§ Collected data:

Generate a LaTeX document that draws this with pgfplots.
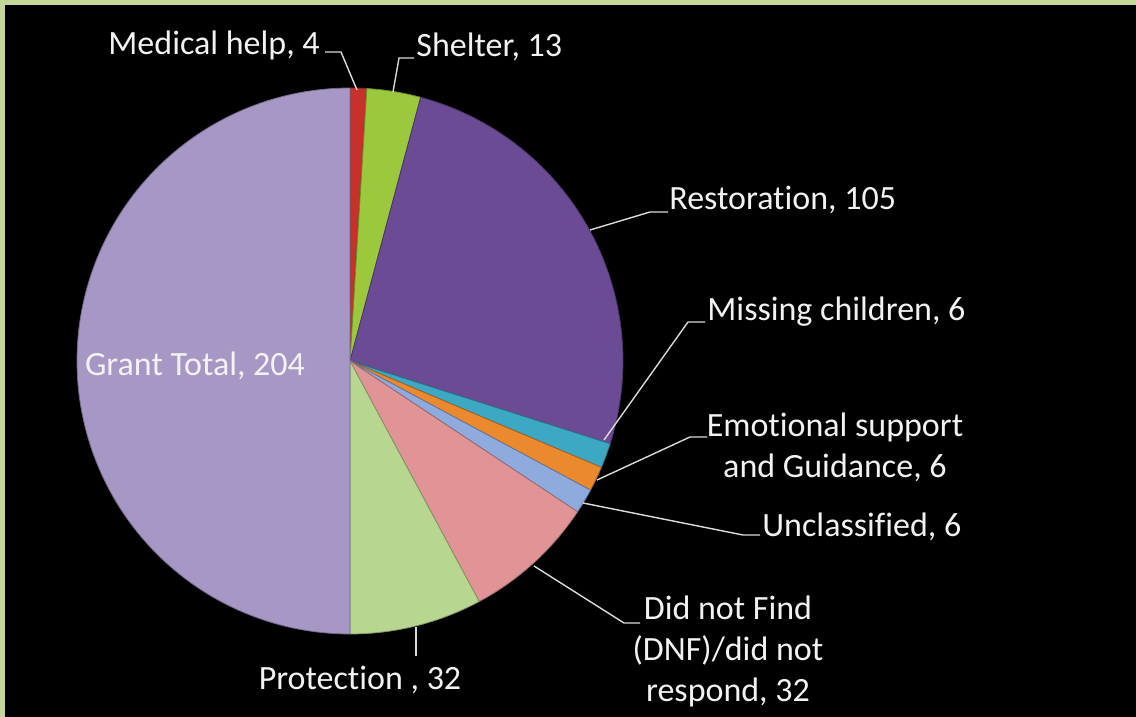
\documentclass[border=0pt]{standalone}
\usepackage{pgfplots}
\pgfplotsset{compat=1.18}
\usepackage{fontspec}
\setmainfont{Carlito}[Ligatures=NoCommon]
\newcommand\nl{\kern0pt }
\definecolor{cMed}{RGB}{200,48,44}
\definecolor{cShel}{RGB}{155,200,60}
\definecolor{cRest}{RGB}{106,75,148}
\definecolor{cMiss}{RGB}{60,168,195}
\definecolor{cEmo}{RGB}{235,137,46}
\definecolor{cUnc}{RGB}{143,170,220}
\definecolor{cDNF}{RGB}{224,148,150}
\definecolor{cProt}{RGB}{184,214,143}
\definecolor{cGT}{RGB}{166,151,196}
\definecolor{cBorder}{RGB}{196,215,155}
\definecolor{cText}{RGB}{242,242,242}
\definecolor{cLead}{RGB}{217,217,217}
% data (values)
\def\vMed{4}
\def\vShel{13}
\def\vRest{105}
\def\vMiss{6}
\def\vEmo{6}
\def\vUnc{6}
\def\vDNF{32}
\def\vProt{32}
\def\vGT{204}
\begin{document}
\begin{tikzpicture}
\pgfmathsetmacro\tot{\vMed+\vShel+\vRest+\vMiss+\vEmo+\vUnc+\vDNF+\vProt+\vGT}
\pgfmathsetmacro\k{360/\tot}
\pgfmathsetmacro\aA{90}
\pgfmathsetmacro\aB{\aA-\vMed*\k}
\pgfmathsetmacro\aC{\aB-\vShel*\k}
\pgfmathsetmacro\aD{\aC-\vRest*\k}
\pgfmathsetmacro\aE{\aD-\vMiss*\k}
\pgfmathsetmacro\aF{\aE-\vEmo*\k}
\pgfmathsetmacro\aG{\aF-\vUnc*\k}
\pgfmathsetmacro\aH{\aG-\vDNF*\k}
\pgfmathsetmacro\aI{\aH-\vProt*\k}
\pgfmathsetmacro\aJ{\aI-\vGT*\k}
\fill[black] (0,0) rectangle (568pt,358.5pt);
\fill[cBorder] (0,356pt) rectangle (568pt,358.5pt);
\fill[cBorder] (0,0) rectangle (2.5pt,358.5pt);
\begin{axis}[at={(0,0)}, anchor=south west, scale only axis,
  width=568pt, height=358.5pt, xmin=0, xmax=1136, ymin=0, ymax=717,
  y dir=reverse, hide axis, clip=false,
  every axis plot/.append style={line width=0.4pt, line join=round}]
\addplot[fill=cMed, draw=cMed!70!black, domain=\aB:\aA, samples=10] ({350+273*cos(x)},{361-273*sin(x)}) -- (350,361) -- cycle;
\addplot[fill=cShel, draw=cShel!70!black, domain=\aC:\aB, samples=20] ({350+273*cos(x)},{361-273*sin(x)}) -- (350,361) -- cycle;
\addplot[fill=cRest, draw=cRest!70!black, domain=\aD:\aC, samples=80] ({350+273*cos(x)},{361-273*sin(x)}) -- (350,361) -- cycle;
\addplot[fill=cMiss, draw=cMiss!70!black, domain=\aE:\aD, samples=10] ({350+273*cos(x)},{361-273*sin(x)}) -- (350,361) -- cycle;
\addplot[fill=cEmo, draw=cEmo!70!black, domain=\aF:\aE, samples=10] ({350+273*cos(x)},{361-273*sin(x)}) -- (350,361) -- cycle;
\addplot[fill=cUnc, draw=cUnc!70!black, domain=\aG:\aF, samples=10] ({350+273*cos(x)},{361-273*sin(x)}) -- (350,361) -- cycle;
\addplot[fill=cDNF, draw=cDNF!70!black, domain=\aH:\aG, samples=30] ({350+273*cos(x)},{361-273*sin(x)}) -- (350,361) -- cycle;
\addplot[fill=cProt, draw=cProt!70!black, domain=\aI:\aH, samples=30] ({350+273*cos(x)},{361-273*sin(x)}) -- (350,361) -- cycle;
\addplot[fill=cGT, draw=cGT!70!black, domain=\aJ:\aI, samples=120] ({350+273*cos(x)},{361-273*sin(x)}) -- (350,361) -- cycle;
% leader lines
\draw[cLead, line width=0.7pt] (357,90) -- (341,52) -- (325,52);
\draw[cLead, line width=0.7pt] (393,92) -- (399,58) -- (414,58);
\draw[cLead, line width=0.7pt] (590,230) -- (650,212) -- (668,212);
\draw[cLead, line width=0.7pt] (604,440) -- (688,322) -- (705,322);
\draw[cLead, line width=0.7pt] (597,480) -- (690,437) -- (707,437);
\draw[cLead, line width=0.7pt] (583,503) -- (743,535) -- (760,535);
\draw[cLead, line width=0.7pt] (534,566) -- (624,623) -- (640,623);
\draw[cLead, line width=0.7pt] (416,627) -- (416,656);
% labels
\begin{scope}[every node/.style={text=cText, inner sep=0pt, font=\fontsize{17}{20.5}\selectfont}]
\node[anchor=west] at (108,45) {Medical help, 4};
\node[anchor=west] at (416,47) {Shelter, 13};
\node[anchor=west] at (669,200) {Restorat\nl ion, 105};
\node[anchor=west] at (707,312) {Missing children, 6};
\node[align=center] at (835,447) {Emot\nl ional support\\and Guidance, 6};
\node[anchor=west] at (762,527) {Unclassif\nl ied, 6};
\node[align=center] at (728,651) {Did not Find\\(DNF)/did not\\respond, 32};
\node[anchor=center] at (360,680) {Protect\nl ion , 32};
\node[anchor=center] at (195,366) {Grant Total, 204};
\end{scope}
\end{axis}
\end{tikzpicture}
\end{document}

§ Direction:
Repeat the listing above exactly, with no pictures.

§ Written reply:
Generate a LaTeX document that draws this with pgfplots.
\documentclass[border=0pt]{standalone}
\usepackage{pgfplots}
\pgfplotsset{compat=1.18}
\usepackage{fontspec}
\setmainfont{Carlito}[Ligatures=NoCommon]
\newcommand\nl{\kern0pt }
\definecolor{cMed}{RGB}{200,48,44}
\definecolor{cShel}{RGB}{155,200,60}
\definecolor{cRest}{RGB}{106,75,148}
\definecolor{cMiss}{RGB}{60,168,195}
\definecolor{cEmo}{RGB}{235,137,46}
\definecolor{cUnc}{RGB}{143,170,220}
\definecolor{cDNF}{RGB}{224,148,150}
\definecolor{cProt}{RGB}{184,214,143}
\definecolor{cGT}{RGB}{166,151,196}
\definecolor{cBorder}{RGB}{196,215,155}
\definecolor{cText}{RGB}{242,242,242}
\definecolor{cLead}{RGB}{217,217,217}
% data (values)
\def\vMed{4}
\def\vShel{13}
\def\vRest{105}
\def\vMiss{6}
\def\vEmo{6}
\def\vUnc{6}
\def\vDNF{32}
\def\vProt{32}
\def\vGT{204}
\begin{document}
\begin{tikzpicture}
\pgfmathsetmacro\tot{\vMed+\vShel+\vRest+\vMiss+\vEmo+\vUnc+\vDNF+\vProt+\vGT}
\pgfmathsetmacro\k{360/\tot}
\pgfmathsetmacro\aA{90}
\pgfmathsetmacro\aB{\aA-\vMed*\k}
\pgfmathsetmacro\aC{\aB-\vShel*\k}
\pgfmathsetmacro\aD{\aC-\vRest*\k}
\pgfmathsetmacro\aE{\aD-\vMiss*\k}
\pgfmathsetmacro\aF{\aE-\vEmo*\k}
\pgfmathsetmacro\aG{\aF-\vUnc*\k}
\pgfmathsetmacro\aH{\aG-\vDNF*\k}
\pgfmathsetmacro\aI{\aH-\vProt*\k}
\pgfmathsetmacro\aJ{\aI-\vGT*\k}
\fill[black] (0,0) rectangle (568pt,358.5pt);
\fill[cBorder] (0,356pt) rectangle (568pt,358.5pt);
\fill[cBorder] (0,0) rectangle (2.5pt,358.5pt);
\begin{axis}[at={(0,0)}, anchor=south west, scale only axis,
  width=568pt, height=358.5pt, xmin=0, xmax=1136, ymin=0, ymax=717,
  y dir=reverse, hide axis, clip=false,
  every axis plot/.append style={line width=0.4pt, line join=round}]
\addplot[fill=cMed, draw=cMed!70!black, domain=\aB:\aA, samples=10] ({350+273*cos(x)},{361-273*sin(x)}) -- (350,361) -- cycle;
\addplot[fill=cShel, draw=cShel!70!black, domain=\aC:\aB, samples=20] ({350+273*cos(x)},{361-273*sin(x)}) -- (350,361) -- cycle;
\addplot[fill=cRest, draw=cRest!70!black, domain=\aD:\aC, samples=80] ({350+273*cos(x)},{361-273*sin(x)}) -- (350,361) -- cycle;
\addplot[fill=cMiss, draw=cMiss!70!black, domain=\aE:\aD, samples=10] ({350+273*cos(x)},{361-273*sin(x)}) -- (350,361) -- cycle;
\addplot[fill=cEmo, draw=cEmo!70!black, domain=\aF:\aE, samples=10] ({350+273*cos(x)},{361-273*sin(x)}) -- (350,361) -- cycle;
\addplot[fill=cUnc, draw=cUnc!70!black, domain=\aG:\aF, samples=10] ({350+273*cos(x)},{361-273*sin(x)}) -- (350,361) -- cycle;
\addplot[fill=cDNF, draw=cDNF!70!black, domain=\aH:\aG, samples=30] ({350+273*cos(x)},{361-273*sin(x)}) -- (350,361) -- cycle;
\addplot[fill=cProt, draw=cProt!70!black, domain=\aI:\aH, samples=30] ({350+273*cos(x)},{361-273*sin(x)}) -- (350,361) -- cycle;
\addplot[fill=cGT, draw=cGT!70!black, domain=\aJ:\aI, samples=120] ({350+273*cos(x)},{361-273*sin(x)}) -- (350,361) -- cycle;
% leader lines
\draw[cLead, line width=0.7pt] (357,90) -- (341,52) -- (325,52);
\draw[cLead, line width=0.7pt] (393,92) -- (399,58) -- (414,58);
\draw[cLead, line width=0.7pt] (590,230) -- (650,212) -- (668,212);
\draw[cLead, line width=0.7pt] (604,440) -- (688,322) -- (705,322);
\draw[cLead, line width=0.7pt] (597,480) -- (690,437) -- (707,437);
\draw[cLead, line width=0.7pt] (583,503) -- (743,535) -- (760,535);
\draw[cLead, line width=0.7pt] (534,566) -- (624,623) -- (640,623);
\draw[cLead, line width=0.7pt] (416,627) -- (416,656);
% labels
\begin{scope}[every node/.style={text=cText, inner sep=0pt, font=\fontsize{17}{20.5}\selectfont}]
\node[anchor=west] at (108,45) {Medical help, 4};
\node[anchor=west] at (416,47) {Shelter, 13};
\node[anchor=west] at (669,200) {Restorat\nl ion, 105};
\node[anchor=west] at (707,312) {Missing children, 6};
\node[align=center] at (835,447) {Emot\nl ional support\\and Guidance, 6};
\node[anchor=west] at (762,527) {Unclassif\nl ied, 6};
\node[align=center] at (728,651) {Did not Find\\(DNF)/did not\\respond, 32};
\node[anchor=center] at (360,680) {Protect\nl ion , 32};
\node[anchor=center] at (195,366) {Grant Total, 204};
\end{scope}
\end{axis}
\end{tikzpicture}
\end{document}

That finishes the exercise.